Write the data out again exactly, with no pictures.

┌──

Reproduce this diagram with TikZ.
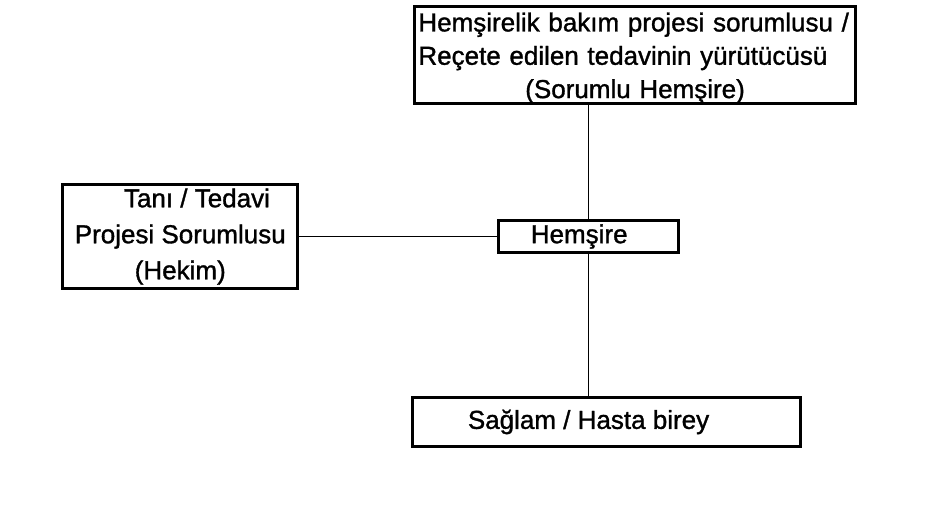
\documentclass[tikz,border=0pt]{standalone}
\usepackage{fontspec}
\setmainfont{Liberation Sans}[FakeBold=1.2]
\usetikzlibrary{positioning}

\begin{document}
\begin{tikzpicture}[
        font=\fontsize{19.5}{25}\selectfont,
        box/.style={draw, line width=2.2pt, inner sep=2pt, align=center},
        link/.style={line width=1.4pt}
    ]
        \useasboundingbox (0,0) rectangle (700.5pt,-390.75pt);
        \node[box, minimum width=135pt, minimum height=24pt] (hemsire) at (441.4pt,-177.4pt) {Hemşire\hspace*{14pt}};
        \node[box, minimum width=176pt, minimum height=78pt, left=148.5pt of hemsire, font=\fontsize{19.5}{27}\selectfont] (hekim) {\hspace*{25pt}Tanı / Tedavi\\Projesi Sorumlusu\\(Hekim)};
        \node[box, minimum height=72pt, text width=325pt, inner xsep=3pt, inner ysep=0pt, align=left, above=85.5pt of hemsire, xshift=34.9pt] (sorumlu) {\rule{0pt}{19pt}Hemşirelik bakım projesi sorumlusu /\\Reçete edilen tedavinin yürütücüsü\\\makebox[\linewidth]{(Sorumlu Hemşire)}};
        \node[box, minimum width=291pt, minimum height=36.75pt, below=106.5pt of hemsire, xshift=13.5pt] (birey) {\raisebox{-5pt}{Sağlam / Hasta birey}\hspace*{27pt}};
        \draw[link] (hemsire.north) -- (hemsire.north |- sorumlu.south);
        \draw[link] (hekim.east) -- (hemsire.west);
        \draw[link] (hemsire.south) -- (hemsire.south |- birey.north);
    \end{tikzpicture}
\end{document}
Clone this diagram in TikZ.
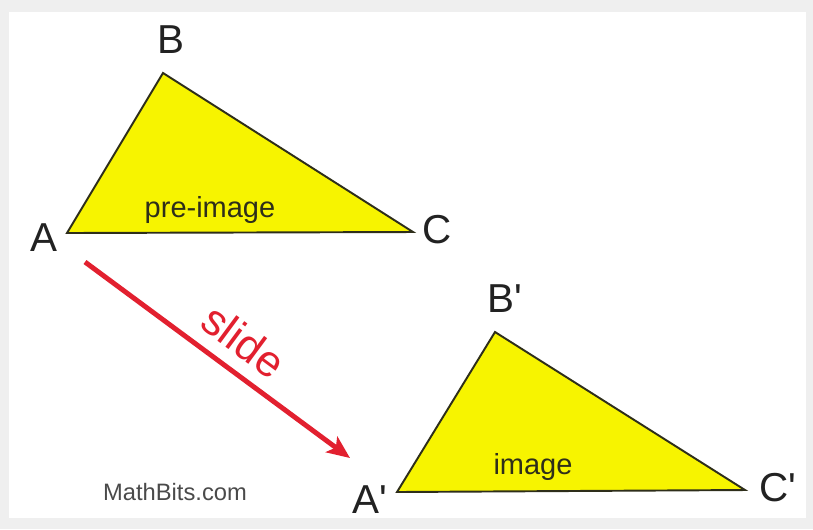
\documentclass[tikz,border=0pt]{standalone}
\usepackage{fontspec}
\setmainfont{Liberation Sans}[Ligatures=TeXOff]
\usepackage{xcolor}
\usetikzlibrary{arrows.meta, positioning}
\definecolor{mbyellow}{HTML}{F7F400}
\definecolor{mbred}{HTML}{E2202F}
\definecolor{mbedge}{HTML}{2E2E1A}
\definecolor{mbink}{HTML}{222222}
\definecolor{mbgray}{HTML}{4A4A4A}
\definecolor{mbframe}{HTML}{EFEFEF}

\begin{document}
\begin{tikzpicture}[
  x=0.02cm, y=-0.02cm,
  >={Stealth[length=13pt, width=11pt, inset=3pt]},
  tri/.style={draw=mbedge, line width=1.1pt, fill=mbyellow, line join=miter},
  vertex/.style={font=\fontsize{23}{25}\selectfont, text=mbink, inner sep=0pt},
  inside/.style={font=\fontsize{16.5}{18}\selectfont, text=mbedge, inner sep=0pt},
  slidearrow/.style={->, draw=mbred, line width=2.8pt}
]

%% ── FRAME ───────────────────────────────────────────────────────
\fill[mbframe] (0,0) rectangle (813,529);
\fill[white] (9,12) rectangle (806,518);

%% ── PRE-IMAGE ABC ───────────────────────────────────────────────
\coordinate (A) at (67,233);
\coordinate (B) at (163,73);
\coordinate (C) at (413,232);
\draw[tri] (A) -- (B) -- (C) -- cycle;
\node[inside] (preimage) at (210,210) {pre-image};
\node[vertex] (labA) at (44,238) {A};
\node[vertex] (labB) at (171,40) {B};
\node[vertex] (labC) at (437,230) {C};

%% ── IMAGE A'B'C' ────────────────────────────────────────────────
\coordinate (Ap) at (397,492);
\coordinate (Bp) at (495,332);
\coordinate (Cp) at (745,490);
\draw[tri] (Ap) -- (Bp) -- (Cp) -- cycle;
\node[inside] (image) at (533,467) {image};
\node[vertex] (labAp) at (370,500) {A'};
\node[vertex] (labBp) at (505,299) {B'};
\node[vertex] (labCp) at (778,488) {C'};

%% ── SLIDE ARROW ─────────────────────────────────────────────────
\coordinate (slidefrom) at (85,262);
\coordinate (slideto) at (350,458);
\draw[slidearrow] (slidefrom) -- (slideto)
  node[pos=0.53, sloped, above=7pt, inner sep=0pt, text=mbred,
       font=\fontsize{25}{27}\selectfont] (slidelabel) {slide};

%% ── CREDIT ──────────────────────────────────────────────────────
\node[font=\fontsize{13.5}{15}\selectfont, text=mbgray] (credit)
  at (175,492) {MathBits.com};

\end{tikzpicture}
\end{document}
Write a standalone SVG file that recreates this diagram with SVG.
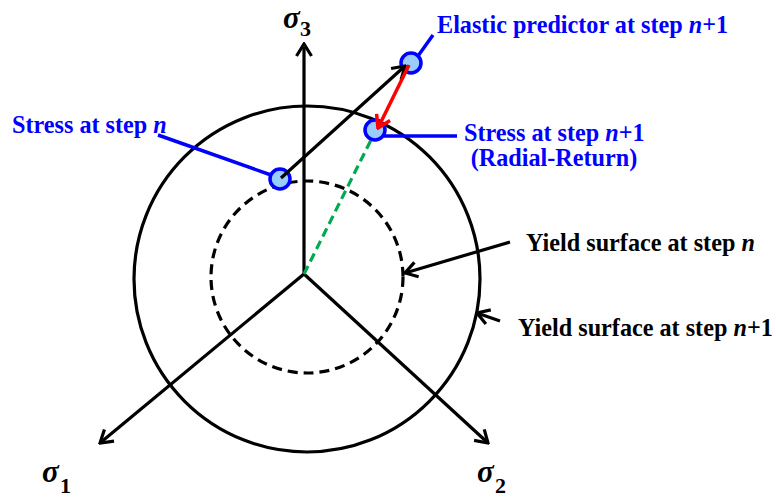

└──

Result
Reproduce this diagram with TikZ.
\documentclass[tikz,border=0pt]{standalone}
\usepackage{fontspec}
\setmainfont{Liberation Sans}[FakeBold=1.2]
\usetikzlibrary{positioning}

\begin{document}
\begin{tikzpicture}[
        font=\fontsize{19.5}{25}\selectfont,
        box/.style={draw, line width=2.2pt, inner sep=2pt, align=center},
        link/.style={line width=1.4pt}
    ]
        \useasboundingbox (0,0) rectangle (700.5pt,-390.75pt);
        \node[box, minimum width=135pt, minimum height=24pt] (hemsire) at (441.4pt,-177.4pt) {Hemşire\hspace*{14pt}};
        \node[box, minimum width=176pt, minimum height=78pt, left=148.5pt of hemsire, font=\fontsize{19.5}{27}\selectfont] (hekim) {\hspace*{25pt}Tanı / Tedavi\\Projesi Sorumlusu\\(Hekim)};
        \node[box, minimum height=72pt, text width=325pt, inner xsep=3pt, inner ysep=0pt, align=left, above=85.5pt of hemsire, xshift=34.9pt] (sorumlu) {\rule{0pt}{19pt}Hemşirelik bakım projesi sorumlusu /\\Reçete edilen tedavinin yürütücüsü\\\makebox[\linewidth]{(Sorumlu Hemşire)}};
        \node[box, minimum width=291pt, minimum height=36.75pt, below=106.5pt of hemsire, xshift=13.5pt] (birey) {\raisebox{-5pt}{Sağlam / Hasta birey}\hspace*{27pt}};
        \draw[link] (hemsire.north) -- (hemsire.north |- sorumlu.south);
        \draw[link] (hekim.east) -- (hemsire.west);
        \draw[link] (hemsire.south) -- (hemsire.south |- birey.north);
    \end{tikzpicture}
\end{document}
Clone this diagram in TikZ.
\documentclass[tikz,border=0pt]{standalone}
\usepackage{fontspec}
\setmainfont{Liberation Sans}[Ligatures=TeXOff]
\usepackage{xcolor}
\usetikzlibrary{arrows.meta, positioning}
\definecolor{mbyellow}{HTML}{F7F400}
\definecolor{mbred}{HTML}{E2202F}
\definecolor{mbedge}{HTML}{2E2E1A}
\definecolor{mbink}{HTML}{222222}
\definecolor{mbgray}{HTML}{4A4A4A}
\definecolor{mbframe}{HTML}{EFEFEF}

\begin{document}
\begin{tikzpicture}[
  x=0.02cm, y=-0.02cm,
  >={Stealth[length=13pt, width=11pt, inset=3pt]},
  tri/.style={draw=mbedge, line width=1.1pt, fill=mbyellow, line join=miter},
  vertex/.style={font=\fontsize{23}{25}\selectfont, text=mbink, inner sep=0pt},
  inside/.style={font=\fontsize{16.5}{18}\selectfont, text=mbedge, inner sep=0pt},
  slidearrow/.style={->, draw=mbred, line width=2.8pt}
]

%% ── FRAME ───────────────────────────────────────────────────────
\fill[mbframe] (0,0) rectangle (813,529);
\fill[white] (9,12) rectangle (806,518);

%% ── PRE-IMAGE ABC ───────────────────────────────────────────────
\coordinate (A) at (67,233);
\coordinate (B) at (163,73);
\coordinate (C) at (413,232);
\draw[tri] (A) -- (B) -- (C) -- cycle;
\node[inside] (preimage) at (210,210) {pre-image};
\node[vertex] (labA) at (44,238) {A};
\node[vertex] (labB) at (171,40) {B};
\node[vertex] (labC) at (437,230) {C};

%% ── IMAGE A'B'C' ────────────────────────────────────────────────
\coordinate (Ap) at (397,492);
\coordinate (Bp) at (495,332);
\coordinate (Cp) at (745,490);
\draw[tri] (Ap) -- (Bp) -- (Cp) -- cycle;
\node[inside] (image) at (533,467) {image};
\node[vertex] (labAp) at (370,500) {A'};
\node[vertex] (labBp) at (505,299) {B'};
\node[vertex] (labCp) at (778,488) {C'};

%% ── SLIDE ARROW ─────────────────────────────────────────────────
\coordinate (slidefrom) at (85,262);
\coordinate (slideto) at (350,458);
\draw[slidearrow] (slidefrom) -- (slideto)
  node[pos=0.53, sloped, above=7pt, inner sep=0pt, text=mbred,
       font=\fontsize{25}{27}\selectfont] (slidelabel) {slide};

%% ── CREDIT ──────────────────────────────────────────────────────
\node[font=\fontsize{13.5}{15}\selectfont, text=mbgray] (credit)
  at (175,492) {MathBits.com};

\end{tikzpicture}
\end{document}
Write a standalone SVG file that recreates this diagram with SVG.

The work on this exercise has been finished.